I needn’t have worried. The inital setup process takes you through the setup of a single Google account for sync purposes. The syncing includes email, calendar and address book, and so far appears to have worked extremely smoothly. I did have to choose one of my three Google Apps accounts as the ‘primary’ account, but this wasn’t necessarily a bad thing as it forces you to have a central contacts list (calendars can be organised differently as we will see). Was Google Apps a problem? Not in the slightest. Whether you have a gmail.com or googlemail.com address, or use Google Apps to manage your domain and host your email, the Hero will cope.
Once your central Google account is set up, you also have the option to add multiple POP3 or IMAP accounts. So all my other alter-egos were entered as IMAP accounts. There’s no calendar or contact sync, but for me that wasn’t a problem. Once set up, the device will check for new emails on a regular basis and inform you in a pretty discrete manner when any arrive.
Being a touchscreeen device, and given that I don’t have the daintiest of fingers, I was expecting typing to be a problem. However, it’s actually pretty good. For a start the touchscreen is very nice indeed, very sensitive so the merest brush against it’s surface is enough to register a keystroke. The key you have pressed is immediately shown in a pop-up window directly above the key itself so that you don’t have to take you eyes away from the keyboard to check the email body. And finally, a haptic-like response (actually a small vibrate) is used to confirm that a key has been pressed too. Typing in portrait is possible with care, but switch to landscape and you can generate a decent speed.

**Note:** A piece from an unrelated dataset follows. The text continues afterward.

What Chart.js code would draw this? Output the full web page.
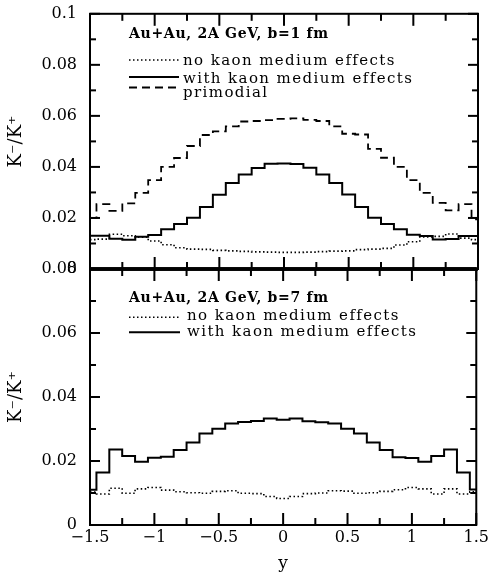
<!DOCTYPE html>
<html><head><meta charset="utf-8">
<script src="https://cdn.jsdelivr.net/npm/chart.js@4.4.1/dist/chart.umd.min.js"></script>
<style>
html,body{margin:0;padding:0;background:#fff;}
#wrap{position:relative;width:492px;height:579px;background:#fff;overflow:hidden;}
#wrap canvas{position:absolute;left:0;}
#c1{top:0;} #c2{top:255px;}
</style></head><body>
<div id="wrap"><canvas id="c1" width="492" height="285"></canvas><canvas id="c2" width="492" height="324"></canvas></div>
<script>
// ---- data ----
const rapidity = [-1.5,-1.4,-1.3,-1.2,-1.1,-1.0,-0.9,-0.8,-0.7,-0.6,-0.5,-0.4,-0.3,-0.2,-0.1,0,0.1,0.2,0.3,0.4,0.5,0.6,0.7,0.8,0.9,1.0,1.1,1.2,1.3,1.4,1.5];
// b = 1 fm
const topNoMedium   = [0.0115,0.0117,0.0136,0.0130,0.0125,0.0110,0.0095,0.0083,0.0078,0.0077,0.0073,0.0071,0.0069,0.0067,0.0066,0.0065,0.0065,0.0066,0.0068,0.0070,0.0071,0.0076,0.0078,0.0081,0.0094,0.0107,0.0126,0.0128,0.0137,0.0121,0.0115];
const topWithMedium = [0.0130,0.0130,0.0119,0.0115,0.0126,0.0133,0.0156,0.0176,0.0201,0.0243,0.0291,0.0337,0.0370,0.0396,0.0412,0.0413,0.0411,0.0397,0.0370,0.0337,0.0292,0.0243,0.0201,0.0176,0.0156,0.0134,0.0129,0.0116,0.0118,0.0129,0.0129];
const topPrimordial = [0.0200,0.0254,0.0228,0.0257,0.0298,0.0348,0.0400,0.0435,0.0482,0.0525,0.0539,0.0559,0.0578,0.0580,0.0583,0.0588,0.0590,0.0584,0.0580,0.0559,0.0530,0.0527,0.0471,0.0436,0.0400,0.0348,0.0298,0.0259,0.0230,0.0254,0.0195];
// b = 7 fm
const botNoMedium   = [0.0103,0.0097,0.0115,0.0099,0.0113,0.0117,0.0109,0.0104,0.0101,0.0099,0.0105,0.0107,0.0099,0.0098,0.0089,0.0083,0.0089,0.0098,0.0100,0.0107,0.0106,0.0099,0.0101,0.0105,0.0110,0.0117,0.0113,0.0097,0.0113,0.0097,0.0104];
const botWithMedium = [0.0110,0.0164,0.0236,0.0216,0.0198,0.0210,0.0213,0.0234,0.0258,0.0286,0.0301,0.0317,0.0322,0.0325,0.0333,0.0329,0.0333,0.0324,0.0321,0.0317,0.0301,0.0286,0.0258,0.0234,0.0212,0.0209,0.0198,0.0216,0.0236,0.0164,0.0111];

const xTickValues = [-1.5,-1,-0.5,0,0.5,1,1.5];
const xTickLabels = ['\u22121.5','\u22121','\u22120.5','0','0.5','1','1.5'];
const xMinorTicks = [-1.25,-0.75,-0.25,0.25,0.75,1.25];
const topYTickValues = [0,0.02,0.04,0.06,0.08,0.1];
const topYTickLabels = ['0','0.02','0.04','0.06','0.08','0.1'];
const topYMinorTicks = [0.01,0.03,0.05,0.07,0.09];
const botYTickValues = [0,0.02,0.04,0.06,0.08];
const botYTickLabels = ['0','0.02','0.04','0.06','0.08'];
const botYMinorTicks = [0.01,0.03,0.05,0.07];
const topTitle = 'Au+Au, 2A GeV, b=1 fm';
const botTitle = 'Au+Au, 2A GeV, b=7 fm';
const seriesNames = ['no kaon medium effects','with kaon medium effects','primodial'];
const yTitle = 'K\u207B/K\u207A';
const xTitle = 'y';

// ---- styles ----
const FONT = 'DejaVu Serif';
const styles = [
  {borderWidth:1.6, borderDash:[1.5,2.5]},
  {borderWidth:2, borderDash:[]},
  {borderWidth:1.8, borderDash:[8,5]}
];
function ds(i, arr){
  return {label:seriesNames[i], data:rapidity.map((x,k)=>({x:x,y:arr[k]})), stepped:'middle',
    borderColor:'#000', backgroundColor:'#000', borderWidth:styles[i].borderWidth, borderDash:styles[i].borderDash,
    pointRadius:0, fill:false};
}

function framePlugin(o){
  return {id:'frame', afterDraw(chart){
    const ctx=chart.ctx, a=chart.chartArea, xs=chart.scales.x, ys=chart.scales.y;
    ctx.save();
    ctx.globalAlpha=1; ctx.globalCompositeOperation='source-over';
    ctx.setLineDash([]); ctx.strokeStyle='#000000'; ctx.fillStyle='#000000';
    ctx.lineWidth=2;
    ctx.strokeRect(a.left,a.top,a.right-a.left,a.bottom-a.top);
    if(o.midLine==='bottom'){ctx.fillRect(a.left,a.bottom-1.8,a.right-a.left,3.6);}
    if(o.midLine==='top'){ctx.fillRect(a.left,a.top-1.8,a.right-a.left,3.6);}
    // inward tick marks as filled bars
    const w=2;
    xTickValues.forEach(v=>{const p=xs.getPixelForValue(v);
      ctx.fillRect(p-w/2,a.top,w,12); ctx.fillRect(p-w/2,a.bottom-12,w,12);});
    xMinorTicks.forEach(v=>{const p=xs.getPixelForValue(v);
      ctx.fillRect(p-w/2,a.top,w,7); ctx.fillRect(p-w/2,a.bottom-7,w,7);});
    o.yMajor.forEach(v=>{const p=ys.getPixelForValue(v);
      ctx.fillRect(a.left,p-w/2,10,w); ctx.fillRect(a.right-10,p-w/2,10,w);});
    o.yMinor.forEach(v=>{const p=ys.getPixelForValue(v);
      ctx.fillRect(a.left,p-w/2,6,w); ctx.fillRect(a.right-6,p-w/2,6,w);});
    // annotations
    ctx.textBaseline='alphabetic'; ctx.textAlign='left';
    ctx.font='bold 14px "'+FONT+'"';
    if('letterSpacing' in ctx) ctx.letterSpacing='0.7px';
    ctx.fillText(o.title, o.titleX, o.titleBase);
    ctx.font='15px "'+FONT+'"';
    if('letterSpacing' in ctx) ctx.letterSpacing='1.4px';
    o.rows.forEach(r=>{
      const st=styles[r.i];
      ctx.fillText(seriesNames[r.i], o.textX, r.base);
      ctx.save(); ctx.lineWidth=st.borderWidth; ctx.setLineDash(st.borderDash);
      ctx.beginPath(); ctx.moveTo(o.lineX1, r.lineY); ctx.lineTo(o.lineX2, r.lineY); ctx.stroke(); ctx.restore();
    });
    if('letterSpacing' in ctx) ctx.letterSpacing='0px';
    ctx.restore();
  }};
}

function yScale(max, vals, labels){
  return {type:'linear', min:0, max:max,
    grid:{display:false, drawTicks:false}, border:{display:false},
    afterBuildTicks(s){ s.ticks = vals.map(v=>({value:v})); },
    ticks:{padding:13, color:'#000', font:{family:FONT, size:16, lineHeight:0.1}, callback:(v,i)=>labels[i]},
    title:{display:true, text:yTitle, color:'#000', font:{family:FONT, size:18}, padding:{top:6,bottom:0}},
    afterFit(s){ s.width = 90; }
  };
}

// keep the plot frame where the reference has it (canvas-local pixels)
function pinArea(chart, wantTop, wantBottom){
  for(let k=0;k<5;k++){
    const a=chart.chartArea, p=chart.options.layout.padding;
    const dt=wantTop-a.top, db=a.bottom-wantBottom;
    if(Math.abs(dt)<0.25 && Math.abs(db)<0.25) break;
    chart.options.layout.padding={left:p.left, right:p.right, top:Math.max(0,p.top+dt), bottom:Math.max(0,p.bottom+db)};
    chart.update('none');
  }
}

Chart.defaults.animation = false;
const chartTop = new Chart(document.getElementById('c1'), {
  type:'line',
  data:{datasets:[ds(0,topNoMedium), ds(1,topWithMedium), ds(2,topPrimordial)]},
  options:{responsive:false, maintainAspectRatio:false, animation:false,
    layout:{padding:{left:0,right:14,top:13,bottom:12}},
    plugins:{legend:{display:false}, tooltip:{enabled:false}},
    scales:{
      x:{type:'linear', min:-1.5, max:1.5, grid:{display:false,drawTicks:false}, border:{display:false}, ticks:{display:false}, afterFit(s){s.height=0;}},
      y:yScale(0.1, topYTickValues, topYTickLabels)
    }},
  plugins:[framePlugin({yMajor:topYTickValues, yMinor:topYMinorTicks, midLine:'bottom', title:topTitle, titleX:129, titleBase:38,
    textX:183, lineX1:129, lineX2:179, rows:[{i:0,base:65,lineY:60},{i:1,base:83,lineY:77},{i:2,base:96.5,lineY:87.5}]})]
});
pinArea(chartTop, 13, 269);

const chartBot = new Chart(document.getElementById('c2'), {
  type:'line',
  data:{datasets:[ds(0,botNoMedium), ds(1,botWithMedium)]},
  options:{responsive:false, maintainAspectRatio:false, animation:false,
    layout:{padding:{left:0,right:14,top:14,bottom:0}},
    plugins:{legend:{display:false}, tooltip:{enabled:false}},
    scales:{
      x:{type:'linear', min:-1.5, max:1.5, grid:{display:false,drawTicks:false}, border:{display:false},
        afterBuildTicks(s){ s.ticks = xTickValues.map(v=>({value:v})); },
        ticks:{padding:3, color:'#000', maxRotation:0, font:{family:FONT, size:16}, callback:(v,i)=>xTickLabels[i]},
        title:{display:true, text:xTitle, color:'#000', font:{family:FONT, size:17}, padding:{top:0,bottom:5}},
        afterFit(s){s.height=54;}},
      y:yScale(0.08, botYTickValues, botYTickLabels)
    }},
  plugins:[framePlugin({yMajor:botYTickValues, yMinor:botYMinorTicks, midLine:'top', title:botTitle, titleX:129, titleBase:301.7-255,
    textX:187, lineX1:129, lineX2:180, rows:[{i:0,base:320-255,lineY:317.3-255},{i:1,base:335.7-255,lineY:332.3-255}]})]
});
pinArea(chartBot, 269-255, 525-255);
</script>
</body></html>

I mentioned calendars earlier, saying that only one Google account can be sync’d. It is actually possible to view and manage multiple Google calendars still, and it’s all down to how you have your main Google APps calendar setup. If you give manage access to the other Google calendars and then add them to your main calendar, they will automatically appear on your Hero. I was impressed. This is a slightly involved process which I will describe in the blog soon.
There is so much more to discuss about the Hero, but that will keep for another day. In closing, if you have a Google account and want a mobile email device, you should go for an Android phone. If you don’t have a Google account, an Android phone will still be a good way to check your emails, but you lose out on the calendars and contacts. It might still be the best option for you, but you’ll need to do your homework. Of course, if you’d like to migrate your existing account to Google Apps then you know where to come 🙂
One last point to consider, Android phones are pretty scarce on the ground at the moment, but they will start coming think and fast in 2010. Some will be the ultimate road warrior devices, with a price tag to match. Others will be aimed at social users and will be available for little or nothing on a mobile contract. The iPhone will need to become cheaper to obtain if it is to survive, as it no longer can claim to be head and shoulders above the competition on functionality and ease of use. So even if you buy an iPhone next year, you should get a much better deal thanks to Android.